Stratégie d’influence : pour en finir avec le mythe du « tout mesurer »
Aujourd’hui, chaque clic est tracé, on n’arrive plus sur une page par hasard. Les entreprises l’ont bien compris. Elles ont tendance à vouloir rapprocher leurs stratégies de communication corporate et d’influence de leurs pratiques marketing. La traçabilité du sacro-saint « parcours client » et la collecte exhaustive des données générées les amènent à faire converger leurs pratiques et les outils à leur disposition. Pour des sujets qui sont tout autre et parfois même fondamentalement différents.
Les annonceurs sont certes en mesure de savoir combien de personnes ont été exposées à leur contenu, mais aussi combien ont cliqué, l’ont partagé, commenté, regardé (et pendant combien de temps), donnant ainsi à la collecte de données un rôle tout à fait prépondérant dans la construction des campagnes suivantes. D’un indicateur théorique global, la mesure d’audience est passée à un algorithme de prédication de succès. Cela signifie-t-il pour autant que la résultante mathématique de cette équation devient le seul et empirique indicateur de succès ? Rien n’est moins sûr.
Stratégie marketing et stratégie D’INFLUENCE ne répondent en effet pas toujours aux mêmes objectifs.
Si dans les deux cas, l’intérêt suscité vis à vis de l’entreprise ou de la marque est l’enjeu majeur, la mesure de son succès diffère parfois. Pour une offre promotionnelle par exemple, la simple mesure du nombre de vues d’une publicité peut répondre à l’objectif fixé en amont de la campagne. Pour un enjeu d’image et donc, d’influence, la mesure du succès de la communication peut et doit être plus subtile. L’exemple récent de Nutella et Intermarché en est une parfaite illustration. La campagne s’est révélée efficace, d’un point de vue quantitatif, au delà même de toutes espérances pour le distributeur, mais néfaste pour sa réputation et il en va de même de celle du groupe Ferrero, du propre aveu de son porte parole sur le territoire français.

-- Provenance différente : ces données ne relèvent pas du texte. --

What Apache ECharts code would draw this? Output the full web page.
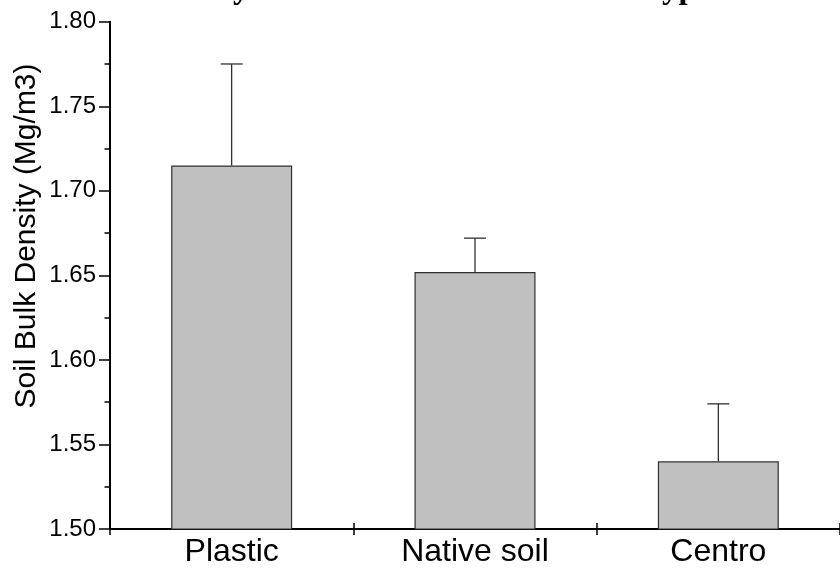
<!DOCTYPE html>
<html>
<head>
<meta charset="utf-8">
<script src="https://cdn.jsdelivr.net/npm/echarts@6/dist/echarts.min.js"></script>
<style>
  html, body { margin: 0; padding: 0; background: #ffffff; }
  #chart { width: 840px; height: 571px; }
</style>
</head>
<body>
<div id="chart"></div>
<script>
// Soil bulk density (Mg/m3) under three cover types, mean with upper error bar
const categories = ['Plastic', 'Native soil', 'Centro'];
const density = [1.715, 1.652, 1.540];
const errorUp = [0.060, 0.020, 0.034];
const titleText = 'Soil Bulk density levels under different cover types';
const yName = 'Soil Bulk Density (Mg/m3)';

const errorData = categories.map((c, i) => [i, density[i], density[i] + errorUp[i]]);

const chart = echarts.init(document.getElementById('chart'), null, { renderer: 'canvas' });

chart.setOption({
  animation: false,
  backgroundColor: '#ffffff',
  graphic: [
    {
      type: 'text',
      left: 11,
      top: -27,
      style: {
        text: titleText,
        font: 'bold 33px "Liberation Serif", "Times New Roman", serif',
        fill: '#000000'
      }
    },
    {
      type: 'text',
      x: 27,
      y: 236,
      rotation: Math.PI / 2,
      style: {
        text: yName,
        font: '30px "Liberation Sans", Arial, sans-serif',
        fill: '#000000',
        align: 'center',
        verticalAlign: 'middle'
      }
    }
  ],
  grid: { left: 110, top: 21.7, width: 735, height: 507.3, containLabel: false },
  xAxis: [
    {
      type: 'category',
      data: categories,
      position: 'bottom',
      axisLine: { lineStyle: { color: '#000000', width: 2 } },
      axisTick: { show: true, length: 6, lineStyle: { color: '#000000', width: 1.5 } },
      axisLabel: {
        color: '#000000',
        fontSize: 32,
        fontFamily: '"Liberation Sans", Arial, sans-serif',
        margin: 7
      }
    },
    {
      type: 'category',
      data: categories,
      position: 'bottom',
      axisLine: { show: false },
      axisTick: { show: true, inside: true, length: 6, lineStyle: { color: '#000000', width: 1.5 } },
      axisLabel: { show: false }
    }
  ],
  yAxis: {
    type: 'value',
    min: 1.5,
    max: 1.8,
    interval: 0.05,
    axisLine: { show: true, lineStyle: { color: '#000000', width: 2 } },
    axisTick: { show: true, length: 11, lineStyle: { color: '#000000', width: 1.5 } },
    minorTick: { show: true, splitNumber: 2, length: 5.5, lineStyle: { color: '#000000', width: 1.5 } },
    splitLine: { show: false },
    axisLabel: {
      color: '#000000',
      fontSize: 24,
      fontFamily: '"Liberation Sans", Arial, sans-serif',
      margin: 14,
      formatter: v => v.toFixed(2)
    }
  },
  series: [
    {
      type: 'bar',
      data: density,
      barWidth: 121,
      itemStyle: { color: '#c0c0c0', borderColor: '#303030', borderWidth: 1.2 },
      z: 1
    },
    {
      type: 'custom',
      data: errorData,
      z: 3,
      renderItem: (params, api) => {
        const top = api.coord([api.value(0), api.value(2)]);
        const base = api.coord([api.value(0), api.value(1)]);
        const half = 11;
        const style = { stroke: '#202020', lineWidth: 1.2 };
        return {
          type: 'group',
          children: [
            { type: 'line', shape: { x1: top[0], y1: base[1], x2: top[0], y2: top[1] }, style },
            { type: 'line', shape: { x1: top[0] - half, y1: top[1], x2: top[0] + half, y2: top[1] }, style }
          ]
        };
      }
    }
  ]
});
</script>
</body>
</html>
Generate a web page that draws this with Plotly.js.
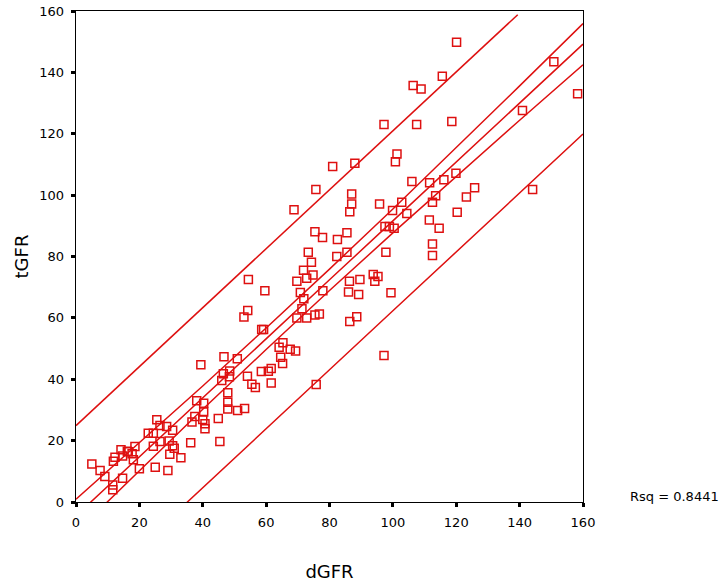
<!DOCTYPE html>
<html>
<head>
<meta charset="utf-8">
<script src="https://cdn.plot.ly/plotly-3.0.1.min.js"></script>
<style>
  html, body { margin: 0; padding: 0; background: #fff; }
  #chart { width: 724px; height: 585px; }
</style>
</head>
<body>
<div id="chart"></div>
<script>
// Observed data points (dGFR, tGFR)
const dGFR = [
  5.0, 7.6, 9.1, 11.6, 11.6, 11.8, 12.3, 14.2, 14.7, 14.7,
  16.2, 17.7, 18.6, 18.1, 20.0, 22.8, 24.4, 24.4, 25.0, 25.5,
  26.5, 26.5, 28.6, 29.0, 29.4, 29.6, 30.5, 30.5, 31.0, 33.1,
  36.2, 36.6, 37.5, 38.1, 40.3, 40.3, 40.0, 40.7, 40.7, 44.9,
  45.4, 47.9, 47.9, 47.9, 51.0, 53.2, 39.4, 46.7, 50.9, 46.5,
  48.5, 46.0, 48.4, 54.1, 55.5, 56.6, 58.5, 60.7, 61.6, 61.6,
  54.2, 53.0, 58.6, 59.2, 54.4, 59.6, 64.1, 65.3, 67.6, 69.3,
  64.6, 65.2, 75.8, 69.7, 72.8, 71.3, 71.9, 70.8, 69.7, 72.8,
  71.8, 74.8, 74.3, 75.4, 76.8, 77.9, 82.3, 73.3, 75.4, 77.8,
  82.5, 85.5, 85.5, 68.8, 75.7, 87.0, 87.0, 86.4, 95.8, 81.0,
  88.0, 86.3, 89.6, 86.0, 89.2, 86.4, 88.6, 93.8, 95.3, 94.3,
  99.4, 97.8, 97.5, 98.9, 100.4, 97.2, 99.9, 102.8, 104.4, 111.5,
  114.6, 112.5, 112.5, 112.5, 113.5, 106.0, 111.6, 116.1, 119.9, 120.3,
  123.2, 125.8, 101.3, 100.8, 97.2, 107.5, 118.6, 106.4, 108.9, 115.6,
  120.1, 140.9, 144.1, 150.8, 158.3, 16.5
];
const tGFR = [
  12.4, 10.3, 8.3, 5.5, 4.0, 13.3, 14.6, 17.0, 15.0, 7.7,
  16.5, 15.7, 18.1, 13.8, 10.8, 22.4, 22.4, 18.2, 11.3, 26.8,
  24.9, 19.7, 24.6, 10.3, 19.9, 15.6, 23.4, 18.3, 17.5, 14.4,
  19.3, 26.1, 27.9, 33.0, 32.2, 29.3, 26.9, 25.5, 23.9, 27.2,
  19.7, 35.6, 32.5, 30.3, 29.8, 30.5, 44.7, 47.3, 46.7, 41.8,
  42.7, 39.6, 40.8, 41.0, 38.4, 37.3, 42.5, 42.6, 43.5, 38.8,
  62.4, 60.3, 56.2, 56.2, 72.5, 68.8, 50.4, 51.9, 49.8, 49.2,
  47.2, 45.1, 38.3, 60.0, 60.0, 63.0, 66.2, 68.3, 71.9, 72.9,
  75.5, 74.0, 78.1, 60.9, 61.3, 68.8, 80.0, 81.4, 88.1, 86.2,
  85.5, 87.7, 81.4, 95.2, 101.8, 100.4, 97.1, 94.6, 97.1, 109.3,
  110.4, 71.9, 72.5, 68.4, 67.6, 58.8, 60.4, 74.1, 73.5, 71.9,
  68.2, 81.4, 89.8, 89.8, 89.2, 47.7, 95.0, 97.7, 94.0, 91.9,
  89.2, 84.1, 80.3, 97.7, 99.8, 104.4, 104.0, 105.0, 107.1, 94.4,
  99.4, 102.4, 113.4, 110.9, 123.0, 123.0, 124.0, 135.7, 134.6, 138.7,
  149.8, 127.6, 101.8, 143.5, 133.0, 16.4
];

// Fit lines (linear fit, 95% mean CI, 95% individual PI)
const fitX      = [0, 20, 40, 60, 80, 100, 120, 140, 160];
const fitMean   = [-4.5, 14.8, 34.0, 53.2, 72.4, 91.6, 110.8, 130.0, 149.2];
const ciUpper   = [0.9, 19.3, 37.8, 56.7, 75.9, 95.5, 115.4, 135.6, 155.9];
const ciLower   = [-9.9, 10.3, 30.2, 49.7, 68.9, 87.7, 106.2, 124.4, 142.5];
const piUpperX  = [0, 20, 40, 60, 80, 100, 120, 139.4];
const piUpper   = [24.9, 44.1, 63.3, 82.5, 101.7, 120.9, 140.1, 158.8];
const piLower   = [-33.8, -14.5, 4.7, 23.9, 43.1, 62.3, 81.5, 100.7, 119.9];

const xTicks = [0, 20, 40, 60, 80, 100, 120, 140, 160];
const yTicks = [0, 20, 40, 60, 80, 100, 120, 140, 160];
const rsqText = 'Rsq = 0.8441';

const RED = 'rgb(222,16,16)';
const FONT = 'DejaVu Sans, Verdana, sans-serif';

function lineTrace(x, y) {
  return { x: x, y: y, type: 'scatter', mode: 'lines',
           line: { color: RED, width: 1.5 }, hoverinfo: 'skip', showlegend: false };
}

const traces = [
  lineTrace(piUpperX, piUpper), lineTrace(fitX, ciUpper), lineTrace(fitX, fitMean),
  lineTrace(fitX, ciLower), lineTrace(fitX, piLower),
  { x: dGFR, y: tGFR, type: 'scatter', mode: 'markers', showlegend: false,
    marker: { symbol: 'square-open', size: 8, color: RED, line: { color: RED, width: 1.5 } } }
];

const axisCommon = {
  range: [0, 160], showgrid: false, zeroline: false,
  showline: true, mirror: true, linecolor: '#000', linewidth: 1.3,
  ticks: 'outside', ticklen: 4, tickwidth: 3, tickcolor: '#000',
  tickfont: { family: FONT, size: 13, color: '#000' }
};

const layout = {
  width: 724, height: 585,
  margin: { l: 76, r: 141, t: 11, b: 83 },
  paper_bgcolor: '#fff', plot_bgcolor: '#fff',
  showlegend: false,
  xaxis: Object.assign({}, axisCommon, {
    tickvals: xTicks, ticktext: xTicks.map(String), ticklabelstandoff: 4,
    title: { text: 'dGFR', font: { family: FONT, size: 18, color: '#000' }, standoff: 36 }
  }),
  yaxis: Object.assign({}, axisCommon, {
    tickvals: yTicks, ticktext: yTicks.map(String), ticklabelstandoff: 4,
    title: { text: 'tGFR', font: { family: FONT, size: 18, color: '#000' }, standoff: 6 }
  }),
  annotations: [{
    text: rsqText, xref: 'paper', yref: 'paper', x: (628 - 76) / 507, y: (502 - 496) / 491,
    xanchor: 'left', yanchor: 'middle', showarrow: false,
    font: { family: FONT, size: 13, color: '#000' }
  }]
};

Plotly.newPlot('chart', traces, layout, { displayModeBar: false, staticPlot: true });
</script>
</body>
</html>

L’action marketing est souvent une action à court terme, un « coup ».
Elle a un début et une fin, un objectif commercial et un résultat tangible immédiatement. La stratégie d’influence, ne peut quant à elle être mesurée que sur un temps plus long, en renforçant les constats issus d’indicateurs quantitatifs par une analyse plus qualitative. Qui aurait pu par exemple prédire, à l’heure de l’échec commercial du Newton Message Pad d’Apple en 1993 (et de sa campagne de communication de lancement) que la firme de Cupertino serait aujourd’hui l’entreprise la plus admirée du monde ?
Pour autant, les ponts entre les outils applicables et appliqués aux campagne marketing et campagnes d’influence sont de plus en plus fréquents. La frontière entre indicateurs quantitatifs et qualitatifs est ainsi de plus en plus ténue. En créant des reactions (à la place du like), Facebook a apporté une grille de lecture supplémentaire aux perceptions des publications en ligne. Les marques peuvent ainsi étudier le nombre de réactions (constat purement quantitatif) mais aussi la qualité des réactions suscitées (« aime », « colère », « adore », « rit aux éclats », « triste » ou « étonné »), apportant par ce nouvel indicateur une dimension plus qualitative à la donnée collectée. Les logiciels d’analyse sémantique progressent à vitesse grand V et devraient rapidement proposer des solutions efficaces notamment pour les contenus partagés sur internet. Le changement d’algorithmes de Facebook, favorisant l’apparition sur la « timeline » d’un profil des contenus similaires à ceux déjà appréciés par le profil en question, est la preuve que le modèle du tout quantitatif (qui favorisait, lui, l’apparition des contenus les plus appréciés en général) a vécu. Il s’adapte aux contraintes et aux opportunités que les évolutions technologiques et le traitement des données apportent.
Les communicants, eux aussi, sont amenés à s’adapter pour savoir nuancer la mesure du succès en fonction de la typologie de campagne. Comme pour tout progrès, l’analyse des données et l’exhaustivité des indicateurs offrent de nombreuses possibilités mais ne peuvent pas, ne doivent pas, définir un nouvel usage. C’est à l’usage d’en inspirer les variantes et les opportunités. En communication, champ propice à la complexité humaine et à la subtilité, sans doute encore plus qu’ailleurs.
Dans le domaine de l’analyse de l’image de marque et de l’influence, la vérité d’un chiffre ne peut se révéler qu’à ceux qui prennent le temps d’en étudier les contours, le contexte, les subtilités. Les algorithmes donnent une vérité, rarement LA vérité. Dans nos métiers, ils ne sauront remplacer le cerveau humain. Le conseil doit avoir le dernier mot et peut seul répondre in fine à la complexité d’une situation de communication qui engage des enjeux sociaux, économiques, politiques, psychologiques et émotionnels.